Tadej Pogacar zeigte keine Gnade. Ein kurzer Blick zurück auf Jonas Vingegaard, ein brachialer Antritt - und der fünfte Etappensieg war dem Dominator der 111. Tour de France nicht mehr zu nehmen. Mit dem Triumph auf dem Col de la Couillole unweit seiner Wahlheimat Monaco setzte der Slowene eine Marke, die bei der Tour zuletzt Marcel Kittel 2017 erreicht hatte. Stolz zeigte Pogacar eine Hand mit fünf ausgestreckten Fingern, als er die Ziellinie überquerte.
„Man bremst nicht im Radsport“, sagte der 26-Jährige mit einem Grinsen. „Wenn man mir vor der Tour gesagt hätte, dass das alles so kommt, ich hätte es nicht geglaubt. Das ist nicht von dieser Welt.“ 5:14 Minuten liegt Pogacar vor dem abschließenden Zeitfahren am Sonntag vor Vingegaard. Das historische Double aus Siegen beim Giro d'Italia und der Frankreich-Rundfahrt im selben Jahr, das zuletzt die bereits gestorbene Ikone Marco Pantani 1998 geholt hatte, ist nur noch Formsache.
Vingegaard hatte auf den letzten Metern auf ein wenig Mitleid von Pogacar gehofft. „Ein klein wenig hatte ich die Hoffnung, dass er mir den Sieg überlässt. Ich wusste, dass ich im Sprint keine Chance haben würde, da ich schon am Limit war“, sagte der Däne. Sauer war er keineswegs: „Wahrscheinlich hätte ich dasselbe getan.“
Pogacar schraubte sein Konto damit auf insgesamt 16 Etappensiege. Langfristig will er die erst bei dieser Tour aufgestellte Bestmarke von Mark Cavendish knacken. Der Brite hatte seinen 35. Etappensieg gefeiert.

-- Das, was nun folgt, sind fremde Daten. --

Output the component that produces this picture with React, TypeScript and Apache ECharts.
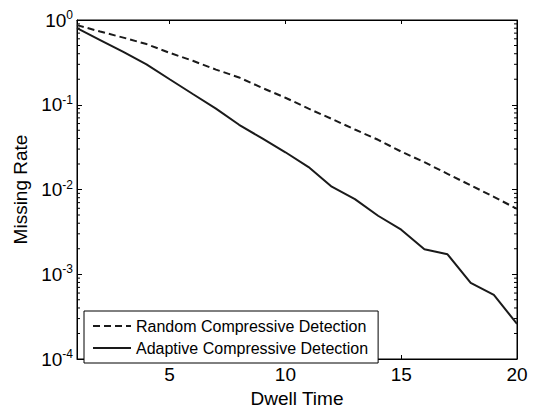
import React, { useEffect, useRef } from "react";
import * as echarts from "echarts";

const dwellTimes = [1, 2, 3, 4, 5, 6, 7, 8, 9, 10, 11, 12, 13, 14, 15, 16, 17, 18, 19, 20];
const randomRate = [0.87, 0.73, 0.62, 0.52, 0.41, 0.33, 0.26, 0.21, 0.158, 0.121, 0.09, 0.068, 0.051, 0.0386, 0.028, 0.021, 0.0153, 0.0112, 0.0082, 0.0059];
const adaptiveRate = [0.8, 0.58, 0.42, 0.3, 0.2, 0.134, 0.09, 0.058, 0.04, 0.0275, 0.0184, 0.0108, 0.0077, 0.0049, 0.00336, 0.00197, 0.00172, 0.00079, 0.00057, 0.00026];
const xTickValues = [5, 10, 15, 20];
const seriesNames = ["Random Compressive Detection", "Adaptive Compressive Detection"];
const minorTickValues: number[] = [];
for (let k = -4; k < 0; k++) {
  for (let m = 2; m <= 9; m++) minorTickValues.push(m * Math.pow(10, k));
}

const FONT = "Liberation Sans, Arial, Helvetica, sans-serif";

export default function App() {
  const ref = useRef<HTMLDivElement>(null);
  useEffect(() => {
    if (!ref.current) return;
    document.body.style.margin = "0";
    document.body.style.overflow = "hidden";
    const chart = echarts.init(ref.current, null, { renderer: "svg" });
    const xMin = 1;
    const xMax = 20;
    chart.setOption({
      animation: false,
      backgroundColor: "#fff",
      textStyle: { fontFamily: FONT, color: "#000" },
      grid: {
        left: 77,
        right: 16,
        top: 20,
        bottom: 49,
        show: true,
        borderColor: "#000",
        borderWidth: 1,
        backgroundColor: "transparent",
      },
      legend: {
        data: seriesNames,
        orient: "vertical",
        left: 84,
        top: 311,
        itemWidth: 38,
        itemHeight: 14,
        itemGap: 6,
        padding: [7, 10, 7, 8],
        borderColor: "#000",
        borderWidth: 1,
        backgroundColor: "#fff",
        itemStyle: { opacity: 0 },
        textStyle: { fontSize: 16, color: "#000", fontFamily: FONT },
      },
      xAxis: [
        {
          type: "value",
          min: xMin,
          max: xMax,
          name: "Dwell Time",
          nameLocation: "middle",
          nameGap: 30,
          nameTextStyle: { fontSize: 19, color: "#000", fontFamily: FONT },
          axisLine: { show: true, onZero: false, lineStyle: { color: "#000", width: 1 } },
          axisTick: { show: true, inside: true, length: 4, customValues: xTickValues, lineStyle: { color: "#000" } },
          axisLabel: { customValues: xTickValues, fontSize: 19, color: "#000", margin: 6, fontFamily: FONT },
          splitLine: { show: false },
        },
        {
          type: "value",
          position: "top",
          min: xMin,
          max: xMax,
          axisLine: { show: true, onZero: false, lineStyle: { color: "#000", width: 1 } },
          axisTick: { show: true, inside: true, length: 4, customValues: xTickValues, lineStyle: { color: "#000" } },
          axisLabel: { show: false },
          splitLine: { show: false },
        },
      ],
      yAxis: [
        {
          type: "log",
          logBase: 10,
          min: 1e-4,
          max: 1,
          name: "Missing Rate",
          nameLocation: "middle",
          nameGap: 44,
          nameTextStyle: { fontSize: 19, color: "#000", fontFamily: FONT },
          axisLine: { show: true, onZero: false, lineStyle: { color: "#000", width: 1 } },
          axisTick: { show: true, inside: true, length: 5, lineStyle: { color: "#000" } },
          axisLabel: {
            margin: 4,
            formatter: (v: number) => `{b|10}{s|${Math.round(Math.log10(v))}}`,
            rich: {
              b: { fontSize: 19, color: "#000", fontFamily: FONT, lineHeight: 22 },
              s: { fontSize: 12, color: "#000", fontFamily: FONT, lineHeight: 12, verticalAlign: "top" },
            },
          },
          splitLine: { show: false },
        },
        {
          type: "log",
          logBase: 10,
          min: 1e-4,
          max: 1,
          position: "right",
          axisLine: { show: true, onZero: false, lineStyle: { color: "#000", width: 1 } },
          axisTick: { show: true, inside: true, length: 5, lineStyle: { color: "#000" } },
          axisLabel: { show: false },
          splitLine: { show: false },
        },
      ],
      series: [
        {
          name: seriesNames[0],
          type: "line",
          symbol: "none",
          data: dwellTimes.map((x, i) => [x, randomRate[i]]),
          lineStyle: { color: "#1a1a1a", width: 2, type: [7, 4] },
          itemStyle: { color: "#1a1a1a" },
        },
        {
          name: seriesNames[1],
          type: "line",
          symbol: "none",
          data: dwellTimes.map((x, i) => [x, adaptiveRate[i]]),
          lineStyle: { color: "#1a1a1a", width: 2, type: "solid" },
          itemStyle: { color: "#1a1a1a" },
        },
        {
          name: "minorTicks",
          type: "custom",
          silent: true,
          data: minorTickValues.map((v) => [xMin, v]),
          renderItem: (params: any, api: any) => {
            const v = api.value(1);
            const l = api.coord([xMin, v]);
            const r = api.coord([xMax, v]);
            return {
              type: "group",
              children: [
                { type: "line", shape: { x1: l[0], y1: l[1], x2: l[0] + 3, y2: l[1] }, style: { stroke: "#000", lineWidth: 1 } },
                { type: "line", shape: { x1: r[0] - 3, y1: r[1], x2: r[0], y2: r[1] }, style: { stroke: "#000", lineWidth: 1 } },
              ],
            };
          },
        },
      ],
    });
    return () => chart.dispose();
  }, []);
  return <div ref={ref} style={{ width: 533, height: 413 }} />;
}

Auf das Trikot des besten Bergprofis, das Pogacar lange auch innehatte, muss er allerdings verzichten. Das begehrte weiße Jersey mit den roten Punkten sicherte sich am Samstag der Ecuadorianer Richard Carapaz, der Dritter der Etappe wurde. Der Olympiasieger muss am Sonntag im Zeitfahren nur noch das Ziel erreichen.
Insgesamt wäre es der dritte Tour-Sieg für Pogacar. Damit steht er auf einer Stufe mit Greg LeMond. Rekordsieger mit je fünf Erfolgen sind Eddy Merckx, Bernard Hinault, Jacques Anquetil und Miguel Indurain. Lance Armstrong waren seine sieben Siege wegen Dopings aberkannt worden.
Im Mai hatte Pogacar beim Giro triumphiert, lag am Ende fast zehn Minuten vor dem zweitplatzierten Kolumbianer Daniel Martinez. Ein Fragezeichen stand lange dahinter, wie der Ausnahmefahrer die Belastung verkraften würde. Pogacar beantwortete das mit Leistung, gewann zwei schwere Bergankünfte in den Pyrenäen und eine in den Alpen.
Nach seinem vierten Etappensieg am Vortag hatte Pogacar bereits angekündigt, die mit vier Anstiegen gespickte Kletterei durch die Seealpen genießen zu wollen. „Das ist mein Trainingsgebiet, ich kenne jeden Berg sehr, sehr gut“, sagte Pogacar. Der Däne Vingegaard hatte zudem seine letzte Hoffnung auf den Gesamtsieg begraben und wollte sich auf die Absicherung des zweiten Platzes konzentrieren.
Das 33,7 Kilometer lange Abschlusszeitfahren dürfte für Pogacar zu einer reinen Triumphfahrt werden. Selbst einen Defekt könnte er sich angesichts des Vorsprungs leisten. Ein Drama wie 1989, als die Tour zuletzt mit einem Einzelzeitfahren zu Ende gegangen war, wird es nach menschlichem Ermessen nicht geben.
Damals war LeMond mit 50 Sekunden Rückstand auf den Führenden Laurent Fignon in den Kampf gegen die Uhr in Paris gegangen. Der US-Amerikaner überließ nichts dem Zufall, fuhr mit einem Triathlon-Aufsatz am Lenker und einem Zeitfahrhelm, während der Franzose mit wehendem blonden Haar durch die Straßen der französischen Hauptstadt jagte. Am Ende lag LeMond acht Sekunden vor Fignon und feierte den knappsten Tour-Sieg der Geschichte.